Do you recognise these expats and can you add any (without naming names!)

Keep your Andes in your pockets anyway.

Phew,i'm really glad i'm poor !

..and if all the husbands have had loads of loot she is very happy!

I think i'd rather be celibate than have to put up with her !

I would say he is either stupid or the sex is good !

But everybody knew there was no such thing as an innocent French woman!

As it happened, I married one in 1969 a couple of weeks after my 21 birthday. Well, she is a Corsican from a separatist family, but her nationality and all that... She smoked Benson and Hedges that were still posh in those days...

...wonder why she is now on hubby no. 5 ?

Dead easy to spot a Peruvian Brian, just ask them to show you their Andes ...

When I was working there I had a pal called Robert MacDonald. He was chairman of the Caledonian Society of Peru at the time, did the Burns and Andy's Day celebrations. He is at least third generation Peruvian. Back then he was over the six foot, red hair, blue green eyes and very fair skin.

Caledonian Society of Peru

The above is taken from their website, far more recent than my own time there until the late 1980s but spot the Peruvian? Not easy, considering most of the people in the picture are Peruvians!

Playing 'Spot the Peruvian' is a bit more tricky tho' !

"Spot the French" is easy enough, they all have those mini-Ricard bottles from Ryanair duty-free :p

Glad about the bacon butties, precious they are :)

I haven't been to Brighton since at least 1980, I caught the Lanes going up market and could have wept though :-(

Ah-ah - My daughter (17) and I have a game called "Spot the English" : we always get it right :D

Mind you, I used to do the same with "Spot the French" when I used to live in England. A tad trickier but when in groups, no doubt about the nationality :D

No bacon sandwiches harmed in the process though :p

Most of the piers have gone now Brian............

Fair enough :)

I have more or less a full set of compulsory Kerouac works less than a metre from me still, the Sartres are somewhere on the other side of my desk, quite high on those shelves. I also have my CND badge somewhere among cufflinks and other obscure items. My 65-67 girlfriend, daughter of a well known Welsh comedian who lived in Cheam, was a student at your art school which meant long treks down from Cambridge in term time but glorious days under either of the piers sheltering from the rain the rest of the time. Personally, I don't think I've changed much since ;-)

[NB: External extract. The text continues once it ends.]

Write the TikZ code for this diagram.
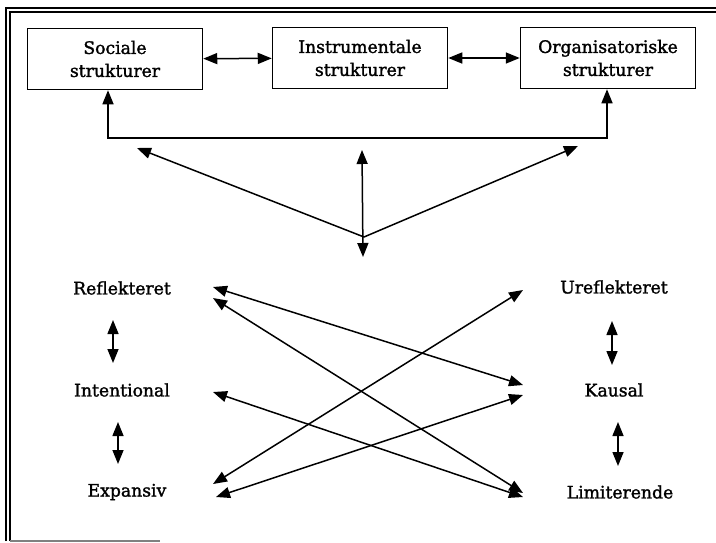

Whatever makes you happy ;)

Still got my pseudy copy of L'Etranger and a book of beat poetry. Kerouac's family came from the next village to me. I was studying drawing at Brighton Art School, did various marches and somewhere I have still got an original expose of the RSGs cyclostyled by the Committee of 100. I have changed rather a lot since then.

Now then Christine, there are susceptible ex-trainspotters on here, from a time when it was considered a superb way to get an education on industrial Britain and learn self-sufficiency at an early age. And how could we have had so many bacon butties otherwise?

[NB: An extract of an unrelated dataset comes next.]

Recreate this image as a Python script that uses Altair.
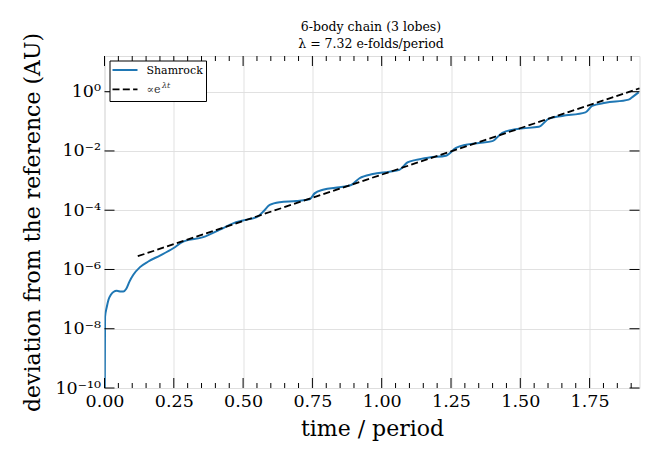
import pandas as pd
import altair as alt

# Shamrock deviation from the reference orbit
t_sham = [0.001, 0.002, 0.0086, 0.0144, 0.023, 0.032, 0.0446, 0.059, 0.068, 0.078,
          0.090, 0.104, 0.128, 0.158, 0.200, 0.248, 0.284, 0.356, 0.416, 0.464,
          0.500, 0.554, 0.572, 0.596, 0.632, 0.692, 0.740, 0.758, 0.788, 0.848,
          0.890, 0.920, 0.968, 1.028, 1.064, 1.093, 1.124, 1.172, 1.232, 1.268,
          1.304, 1.351, 1.399, 1.435, 1.495, 1.567, 1.603, 1.651, 1.735, 1.759,
          1.807, 1.891, 1.909, 1.927]
dev_sham = [1e-10, 2.5e-8, 5.6e-8, 9.5e-8, 1.4e-7, 1.74e-7, 1.9e-7, 1.8e-7, 1.8e-7, 2.2e-7,
            3.9e-7, 6.6e-7, 1.2e-6, 1.86e-6, 2.95e-6, 5.2e-6, 8.7e-6, 1.23e-5, 2.2e-5, 3.6e-5,
            4.5e-5, 6.2e-5, 8.9e-5, 1.5e-4, 1.86e-4, 2.04e-4, 2.34e-4, 3.7e-4, 4.9e-4, 6.0e-4,
            7.1e-4, 1.2e-3, 1.66e-3, 2.0e-3, 2.3e-3, 4.1e-3, 5.0e-3, 6.0e-3, 6.9e-3, 1.26e-2,
            1.62e-2, 1.86e-2, 2.14e-2, 4.1e-2, 5.6e-2, 6.5e-2, 0.123, 0.151, 0.20, 0.33,
            0.42, 0.54, 0.71, 0.95]

# exponential fit, end points (a straight line on the log axis)
t_fit = [0.12, 1.93]
dev_fit = [2.8e-6, 1.3]

x_major = [0.0, 0.25, 0.5, 0.75, 1.0, 1.25, 1.5, 1.75]
x_minor = [0.05, 0.1, 0.15, 0.2, 0.3, 0.35, 0.4, 0.45, 0.55, 0.6, 0.65, 0.7,
           0.8, 0.85, 0.9, 0.95, 1.05, 1.1, 1.15, 1.2, 1.3, 1.35, 1.4, 1.45,
           1.55, 1.6, 1.65, 1.7, 1.8, 1.85, 1.9]
y_major = [1e-10, 1e-8, 1e-6, 1e-4, 1e-2, 1.0]
y_labels = ["10⁻¹⁰", "10⁻⁸", "10⁻⁶", "10⁻⁴", "10⁻²", "10⁰"]

legend_labels = ["Shamrock", "∝e"]
legend_sup = "λt"
title_lines = ["6-body chain (3 lobes)", "λ = 7.32 e-folds/period"]

W, H = 535, 332
FONT = "DejaVu Serif"

label_expr = ""
for v, lab in zip(y_major, y_labels):
    label_expr += f"datum.value < {v * 3} ? '{lab}' : "
label_expr += "''"

x_axis = alt.Axis(values=x_major, format=".2f", ticks=False, tickSize=0, domain=False,
                  grid=True, gridColor="#dedede", gridWidth=0.9, labelFlush=False,
                  labelFont=FONT, labelFontSize=17.5, labelColor="black", labelPadding=4,
                  title="time / period", titleFont=FONT, titleFontSize=22,
                  titleFontWeight="normal", titleColor="black", titleY=40,
                  titleBaseline="middle")
y_axis = alt.Axis(values=y_major, labelExpr=label_expr, ticks=False, tickSize=0,
                  domain=False, grid=True, gridColor="#dedede", gridWidth=0.9,
                  labelFlush=False,
                  labelFont=FONT, labelFontSize=17.5, labelColor="black", labelPadding=4,
                  title="deviation from the reference (AU)", titleFont=FONT,
                  titleFontSize=22, titleFontWeight="normal", titleColor="black",
                  titleX=-72, titleY=H / 2, titleAngle=-90, titleAlign="center",
                  titleBaseline="middle")

xs = alt.Scale(domain=[0, 1.93], nice=False, zero=False)
ys = alt.Scale(type="log", domain=[1e-10, 16], nice=False)


def X(f="t"):
    return alt.X(f"{f}:Q", scale=xs, axis=x_axis)


def Y(f="dev"):
    return alt.Y(f"{f}:Q", scale=ys, axis=y_axis)


sham = pd.DataFrame({"t": t_sham, "dev": dev_sham})
fit = pd.DataFrame({"t": t_fit, "dev": dev_fit})
xmaj = pd.DataFrame({"t": x_major})
xmin = pd.DataFrame({"t": x_minor})
ymaj = pd.DataFrame({"dev": y_major})

line = alt.Chart(sham).mark_line(color="#1f77b4", strokeWidth=2,
                                 interpolate="monotone", clip=True).encode(x=X(), y=Y())
fitline = alt.Chart(fit).mark_line(color="black", strokeWidth=1.8,
                                   strokeDash=[7, 3.3]).encode(x=X(), y=Y())

tk = dict(color="black", strokeWidth=1)
ticks = [
    alt.Chart(xmaj).mark_rule(**tk).encode(x=X(), y=alt.value(H), y2=alt.value(H - 10)),
    alt.Chart(xmaj).mark_rule(**tk).encode(x=X(), y=alt.value(0), y2=alt.value(10)),
    alt.Chart(xmin).mark_rule(**tk).encode(x=X(), y=alt.value(H), y2=alt.value(H - 5)),
    alt.Chart(xmin).mark_rule(**tk).encode(x=X(), y=alt.value(0), y2=alt.value(5)),
    alt.Chart(ymaj).mark_rule(**tk).encode(y=Y(), x=alt.value(0), x2=alt.value(10)),
    alt.Chart(ymaj).mark_rule(**tk).encode(y=Y(), x=alt.value(W), x2=alt.value(W - 10)),
]

one = pd.DataFrame({"k": [0]})
txt = dict(font=FONT, align="center", baseline="middle", color="black")
title1 = alt.Chart(one).mark_text(fontSize=12.5, **txt).encode(
    x=alt.value(W / 2 - 1), y=alt.value(-29.5), text=alt.value(title_lines[0]))
title2 = alt.Chart(one).mark_text(fontSize=12.5, **txt).encode(
    x=alt.value(W / 2 - 1), y=alt.value(-12.5), text=alt.value(title_lines[1]))

leg_box = alt.Chart(one).mark_rect(fill="white", stroke="black", strokeWidth=1).encode(
    x=alt.value(5.5), x2=alt.value(102), y=alt.value(5), y2=alt.value(45.5))
leg_l1 = alt.Chart(one).mark_rule(color="#1f77b4", strokeWidth=2).encode(
    x=alt.value(8), x2=alt.value(33), y=alt.value(14))
leg_l2 = alt.Chart(one).mark_rule(color="black", strokeWidth=1.8, strokeDash=[7, 3.3]).encode(
    x=alt.value(8), x2=alt.value(33), y=alt.value(33.3))
leg_t1 = alt.Chart(one).mark_text(font=FONT, fontSize=11, align="left", baseline="middle",
                                  color="black").encode(
    x=alt.value(42), y=alt.value(14.5), text=alt.value(legend_labels[0]))
leg_t2 = alt.Chart(one).mark_text(font=FONT, fontSize=11, align="left", baseline="middle",
                                  color="#333").encode(
    x=alt.value(42), y=alt.value(34), text=alt.value(legend_labels[1]))
leg_t3 = alt.Chart(one).mark_text(font=FONT, fontSize=8, fontStyle="italic", align="left",
                                  baseline="middle", color="#333").encode(
    x=alt.value(57.5), y=alt.value(29.5), text=alt.value(legend_sup))

chart = alt.layer(
    line, fitline, *ticks, title1, title2,
    leg_box, leg_l1, leg_l2, leg_t1, leg_t2, leg_t3
).properties(
    width=W, height=H,
    autosize=alt.AutoSizeParams(type="none"),
    padding={"left": 96.5, "top": 48, "right": 12.5, "bottom": 63},
).configure_view(stroke="black", strokeWidth=1.1).configure(background="white")

chart.save("out.html", embed_options={"renderer": "svg", "actions": False})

You debauched little beastie ;-) Only difference was that I smoked plain Gauloise and did so until I gave up in 2001. I did not have a Citroen either, my first 'jam' was a Morris Minor.

Is that the Tramber who did the "Kébra" comix way back, David ? I have a couple of "collectors" of those, highly recommended! And while we're in the area, do you know the Welshman who has a pub in Plouyé, near Carhaix? Great chat and pints in there.